Explaining the impact of the ongoing conflict on neighbouring countries: Turkey, Israel, Lebanon, Jordan and Iraq.
The Gulf Co-operation Council (GCC) has said its six member states decided to recognise the newly formed National Coalition of the Syrian opposition as the “legitimate representative” of the Syrian people.
The GCC’s move came a year after the Arab League suspended Syria’s membership, and as the National Coalition met Arab foreign ministers in Cairo on Monday, buoyed by the hard-won unity deal.
The Arab League also recognised the newly formed Syrian opposition bloc’s role, urging more opposition groups to join the coalition. But their official phrasing was reportedly not as strong as the wording used by the GCC.
“The states of the council announce recognising the National Coalition for the Forces of the Syrian Revolution and Opposition … as the legitimate representative of the brotherly Syrian people,” GCC chief Abdullatif al-Zayani
said in a statement on Monday.
The oil-rich bloc, which comprises Saudi Arabia, Bahrain, the United Arab Emirates, Oman, Qatar and Kuwait, would support the coalition “in order to achieve the aspirations of the Syrian people in hope that this will be a step towards a quick political transfer of power,” Zayani said.
He hoped its formation would lead to ending the bloodshed and “a general national congress to pave the way to build a state ruled by law and open to all its citizens”.
Al Jazeera’s Jacky Rowland, reporting from Cairo, said, “The newly established coalition is now starting to get the recognition it needs from other bodies.”
“But the Arab League stopped short of recognising it as the sole representative of the Syrian people,” our correspondent said. “Rather it recognised the coalition [as representing] the ‘aspirations’ of the Syrian people.”
“The coalition was given observer status [at the Arab League]. They haven’t yet been offered the chair left empty since Assad was no longer welcome. So observer status is a good first step.”
Hamad bin Jassim Al Thani, the Qatari prime minister whose government hosted the four-day talks that culminated in Sunday’s unity deal, had said earlier that he would seek “full recognition” of the coalition.

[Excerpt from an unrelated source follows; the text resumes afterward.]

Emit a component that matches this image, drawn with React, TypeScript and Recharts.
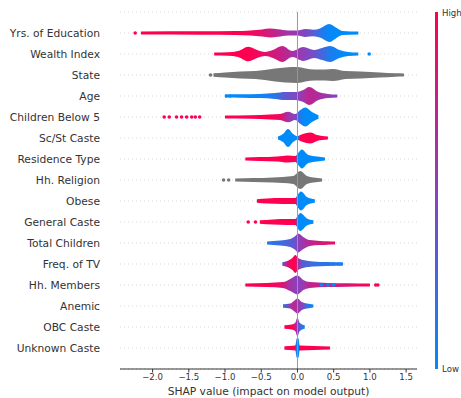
import {
  Area,
  CartesianGrid,
  ComposedChart,
  ReferenceLine,
  Scatter,
  XAxis,
  YAxis,
} from "recharts";

const FEATURES = [
  "Yrs. of Education",
  "Wealth Index",
  "State",
  "Age",
  "Children Below 5",
  "Sc/St Caste",
  "Residence Type",
  "Hh. Religion",
  "Obese",
  "General Caste",
  "Total Children",
  "Freq. of TV",
  "Hh. Members",
  "Anemic",
  "OBC Caste",
  "Unknown Caste",
];

const X_TICKS = [-2, -1.5, -1, -0.5, 0, 0.5, 1, 1.5];

// Each knot: [SHAP value, half spread of the swarm in row units, feature value 0 (low) .. 1 (high)]
// A null feature value means the feature is not coloured (categorical, drawn grey).
type Knot = [number, number, number | null];

const EDUCATION: Knot[] = [
  [-2.16, 0.07, 1], [-1.34, 0.08, 1], [-0.86, 0.09, 1], [-0.65, 0.12, 0.95],
  [-0.49, 0.17, 0.88], [-0.38, 0.21, 0.78], [-0.27, 0.18, 0.7], [-0.13, 0.12, 0.6],
  [0.0, 0.12, 0.55], [0.11, 0.19, 0.45], [0.22, 0.16, 0.33], [0.31, 0.22, 0.15],
  [0.44, 0.43, 0.03], [0.53, 0.26, 0], [0.62, 0.1, 0], [0.84, 0.07, 0],
];
const WEALTH: Knot[] = [
  [-1.15, 0.07, 1], [-0.96, 0.08, 1], [-0.82, 0.14, 1], [-0.68, 0.35, 1],
  [-0.54, 0.17, 0.95], [-0.45, 0.1, 0.88], [-0.34, 0.19, 0.82], [-0.21, 0.38, 0.74],
  [-0.07, 0.14, 0.62], [0.08, 0.33, 0.52], [0.23, 0.19, 0.4], [0.34, 0.29, 0.25],
  [0.45, 0.38, 0.1], [0.58, 0.19, 0.03], [0.7, 0.1, 0], [0.84, 0.07, 0],
];
const STATE: Knot[] = [
  [-1.16, 0.08, null], [-1.0, 0.12, null], [-0.79, 0.17, null], [-0.58, 0.19, null],
  [-0.45, 0.24, null], [-0.31, 0.31, null], [-0.17, 0.36, null], [0.0, 0.38, null],
  [0.11, 0.31, null], [0.24, 0.26, null], [0.38, 0.26, null], [0.49, 0.29, null],
  [0.66, 0.19, null], [0.87, 0.17, null], [1.14, 0.12, null], [1.35, 0.08, null],
  [1.47, 0.07, null],
];
const AGE: Knot[] = [
  [-1.0, 0.07, 0], [-0.79, 0.08, 0], [-0.52, 0.1, 0.05], [-0.31, 0.14, 0.15],
  [-0.17, 0.19, 0.35], [-0.03, 0.19, 0.45], [0.08, 0.29, 0.6], [0.16, 0.43, 0.72],
  [0.29, 0.19, 0.65], [0.42, 0.1, 0.55], [0.55, 0.07, 0.5],
];
const CHILDREN_BELOW_5: Knot[] = [
  [-1.0, 0.07, 1], [-0.65, 0.08, 1], [-0.38, 0.12, 1], [-0.24, 0.14, 0.92],
  [-0.13, 0.25, 0.6], [-0.03, 0.14, 0.5], [0.04, 0.33, 0.1], [0.11, 0.45, 0],
  [0.2, 0.24, 0], [0.29, 0.08, 0],
];
const SCST_CASTE: Knot[] = [
  [-0.27, 0.07, 0], [-0.2, 0.19, 0], [-0.13, 0.43, 0], [-0.06, 0.19, 0],
  [0.0, 0.08, 0], [0.04, 0.14, 1], [0.18, 0.26, 1], [0.27, 0.14, 1],
  [0.34, 0.1, 1], [0.42, 0.07, 1],
];
const RESIDENCE: Knot[] = [
  [-0.72, 0.07, 1], [-0.52, 0.09, 1], [-0.28, 0.12, 1], [-0.14, 0.17, 1],
  [-0.03, 0.14, 1], [0.01, 0.29, 0], [0.06, 0.45, 0], [0.15, 0.19, 0],
  [0.27, 0.12, 0], [0.38, 0.07, 0],
];
const RELIGION: Knot[] = [
  [-0.86, 0.07, null], [-0.61, 0.09, null], [-0.34, 0.12, null], [-0.06, 0.19, null],
  [0.04, 0.43, null], [0.13, 0.19, null], [0.22, 0.12, null], [0.34, 0.07, null],
];
const OBESE: Knot[] = [
  [-0.56, 0.08, 1], [-0.42, 0.12, 1], [-0.2, 0.14, 1], [-0.03, 0.14, 1],
  [0.01, 0.33, 0], [0.05, 0.45, 0], [0.13, 0.19, 0], [0.24, 0.08, 0],
];
const GENERAL_CASTE: Knot[] = [
  [-0.52, 0.08, 1], [-0.34, 0.12, 1], [-0.14, 0.14, 1], [-0.03, 0.14, 1],
  [0.01, 0.33, 0], [0.04, 0.43, 0], [0.13, 0.17, 0], [0.22, 0.08, 0],
];
const TOTAL_CHILDREN: Knot[] = [
  [-0.42, 0.07, 0.15], [-0.24, 0.12, 0.2], [-0.1, 0.19, 0.3], [-0.03, 0.33, 0.4],
  [0.01, 0.45, 0.5], [0.08, 0.29, 0.6], [0.17, 0.14, 0.7], [0.31, 0.1, 0.8],
  [0.41, 0.08, 0.85], [0.52, 0.07, 0.9],
];
const FREQ_TV: Knot[] = [
  [-0.21, 0.08, 0.3], [-0.14, 0.14, 0.85], [-0.07, 0.29, 1], [-0.03, 0.43, 1],
  [0.01, 0.29, 0.6], [0.08, 0.19, 0.3], [0.22, 0.12, 0.2], [0.41, 0.09, 0.15],
  [0.63, 0.07, 0.1],
];
const HH_MEMBERS: Knot[] = [
  [-0.72, 0.07, 1], [-0.42, 0.1, 1], [-0.2, 0.14, 0.85], [-0.1, 0.29, 0.6],
  [0.0, 0.45, 0.5], [0.08, 0.24, 0.55], [0.17, 0.14, 0.75], [0.41, 0.1, 0.7],
  [0.69, 0.08, 0.85], [1.0, 0.07, 1],
];
const ANEMIC: Knot[] = [
  [-0.2, 0.08, 0.1], [-0.1, 0.12, 0.6], [-0.05, 0.24, 0.7], [0.0, 0.36, 0.6],
  [0.06, 0.19, 0.5], [0.13, 0.12, 0.2], [0.22, 0.07, 0],
];
const OBC_CASTE: Knot[] = [
  [-0.18, 0.08, 1], [-0.08, 0.12, 1], [-0.03, 0.2, 0.8], [0.0, 0.45, 0.5],
  [0.03, 0.2, 0.3], [0.1, 0.08, 0],
];
const UNKNOWN_CASTE: Knot[] = [
  [-0.18, 0.08, 1], [-0.03, 0.12, 1], [-0.01, 0.45, 0], [0.015, 0.45, 0],
  [0.03, 0.12, 1], [0.22, 0.1, 1], [0.45, 0.07, 1],
];

const ROWS: Knot[][] = [
  EDUCATION, WEALTH, STATE, AGE, CHILDREN_BELOW_5, SCST_CASTE, RESIDENCE, RELIGION,
  OBESE, GENERAL_CASTE, TOTAL_CHILDREN, FREQ_TV, HH_MEMBERS, ANEMIC, OBC_CASTE, UNKNOWN_CASTE,
];

// isolated samples that sit apart from the swarm: [row, SHAP value, feature value]
const STRAY_POINTS: [number, number, number | null][] = [
  [0, -2.24, 1],
  [1, 0.99, 0],
  [2, -1.2, null],
  [3, -0.98, 0], [3, -0.93, 0],
  [4, -1.84, 1], [4, -1.77, 1], [4, -1.67, 1], [4, -1.6, 1],
  [4, -1.53, 1], [4, -1.46, 1], [4, -1.41, 1], [4, -1.35, 1],
  [7, -1.02, null], [7, -0.95, null],
  [9, -0.68, 1], [9, -0.58, 1],
  [11, 0.5, 0.1], [11, 0.56, 0.1], [11, 0.6, 0.1],
  [12, 0.33, 0], [12, 0.42, 0], [12, 0.5, 0], [12, 1.08, 1], [12, 1.11, 1],
];

const LOW = [0, 139, 251];
const MID = [138, 66, 190];
const HIGH = [255, 0, 81];
const GREY = "#777777";
const FONT = "DejaVu Sans, sans-serif";
const INK = "#333333";

const cmap = (t: number | null) => {
  if (t == null) return GREY;
  const [a, b, s] = t < 0.5 ? [LOW, MID, t * 2] : [MID, HIGH, (t - 0.5) * 2];
  return `rgb(${a.map((v, i) => Math.round(v + (b[i] - v) * s)).join(",")})`;
};

const fmtTick = (v: number) => v.toFixed(1).replace("-", "\u2212");

export default function App() {
  const bands = ROWS.map((knots, row) =>
    knots.map(([x, h]) => ({ x, band: [row - h, row + h] }))
  );
  const strays = STRAY_POINTS.map(([row, x, c]) => ({ x, y: row, c }));

  return (
    <div style={{ position: "absolute", left: 0, top: 0, width: 461, height: 398 }}>
      <ComposedChart
        width={461}
        height={398}
        margin={{ top: 12, right: 44, bottom: 0, left: 0 }}
      >
        <defs>
          {ROWS.map((knots, row) => {
            const lo = knots[0][0];
            const hi = knots[knots.length - 1][0];
            return (
              <linearGradient key={row} id={`swarm-${row}`} x1="0" y1="0" x2="1" y2="0">
                {knots.map(([x, , c], k) => (
                  <stop key={k} offset={(x - lo) / (hi - lo)} stopColor={cmap(c)} />
                ))}
              </linearGradient>
            );
          })}
        </defs>
        <CartesianGrid
          horizontal
          vertical={false}
          stroke="#cccccc"
          strokeWidth={0.8}
          strokeDasharray="1 3"
        />
        <XAxis
          type="number"
          dataKey="x"
          domain={[-2.45, 1.65]}
          allowDataOverflow
          ticks={X_TICKS}
          tickFormatter={fmtTick}
          height={29}
          stroke={INK}
          tickSize={3.5}
          tickMargin={1.5}
          tick={{ fill: INK, fontSize: 8.6, fontFamily: FONT }}
          label={{
            value: "SHAP value (impact on model output)",
            position: "insideBottom",
            offset: 3,
            fill: INK,
            fontSize: 10.7,
            fontFamily: FONT,
          }}
        />
        <YAxis
          type="number"
          dataKey="y"
          domain={[-1, 16]}
          reversed
          allowDataOverflow
          ticks={FEATURES.map((_, i) => i)}
          interval={0}
          tickFormatter={(i: number) => FEATURES[i] ?? ""}
          width={120}
          axisLine={false}
          tickLine={false}
          tickSize={6}
          tickMargin={14}
          tick={{ fill: INK, fontSize: 10.7, fontFamily: FONT }}
        />
        <ReferenceLine x={0} stroke="#999999" strokeWidth={1} />
        {bands.map((data, row) => (
          <Area
            key={FEATURES[row]}
            data={data}
            dataKey="band"
            type="monotone"
            stroke="none"
            fill={`url(#swarm-${row})`}
            fillOpacity={1}
            dot={false}
            activeDot={false}
            isAnimationActive={false}
          />
        ))}
        <Scatter
          data={strays}
          dataKey="y"
          isAnimationActive={false}
          shape={(p: any) => (
            <circle cx={p.cx} cy={p.cy} r={1.8} fill={cmap(p.payload.c)} />
          )}
        />
      </ComposedChart>
      <svg
        width={461}
        height={398}
        style={{ position: "absolute", left: 0, top: 0, pointerEvents: "none" }}
      >
        <defs>
          <linearGradient id="colorbar" x1="0" y1="1" x2="0" y2="0">
            {[0, 0.25, 0.5, 0.75, 1].map((t) => (
              <stop key={t} offset={t} stopColor={cmap(t)} />
            ))}
          </linearGradient>
        </defs>
        <rect x={435} y={12} width={3} height={357} fill="url(#colorbar)" />
        <text x={442} y={13} dy="0.35em" fontSize={8.6} fontFamily={FONT} fill={INK}>
          High
        </text>
        <text x={442} y={369} dy="0.35em" fontSize={8.6} fontFamily={FONT} fill={INK}>
          Low
        </text>
      </svg>
    </div>
  );
}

His minister of state for foreign affairs, Khaled al-Attiya, said recognition would remove any obstacles to the opposition securing arms for rebel fighters.
The National Coalition’s newly installed leader, Mouaz al-Khatib, told Al Jazeera it already had promises of weapons, but did not say from whom.
Under Sunday’s deal, the opposition agreed to establish a new supreme military council to take overall command of rebel groups on the ground – and address US concerns that weapons have been reaching hardline groups that are threatening to hijack the uprising.
Washington swiftly declared its backing for the new structure.
“We look forward to supporting the National Coalition as it charts a course toward the end of Assad’s bloody rule and the start of the peaceful, just, democratic future that all the people of Syria deserve,” State Department spokesman Mark Toner said.
Traditional Damascus ally Moscow, however, gave a cooler response, saying “such alliances must act based on a platform of peaceful regulation of the conflict by Syrians themselves, without interference.”
Britain hailed the agreement as an “important milestone in forming a broad and representative opposition that reflects the full diversity of the Syrian people”.
Syria’s former colonial ruler France said it would extend “full support to this coalition, in order for it to become a credible alternative” to Assad’s regime.
The National Coalition also appointed two deputy leaders: prominent dissident Riad Seif, who was the architect of the new opposition structure; and secular female opposition figure Suhair al-Atassi, who hails from the central city of Homs, one of the bastions of the uprising.
A third post was left vacant for a representative of Syria’s Kurdish minority.
As the opposition unveiled its new leadership, there was no let-up in the fighting on the ground. A total of 104 people were killed on Sunday, bringing to more than 37,000 number killed since March last year, the Syrian Observatory for Human Rights said.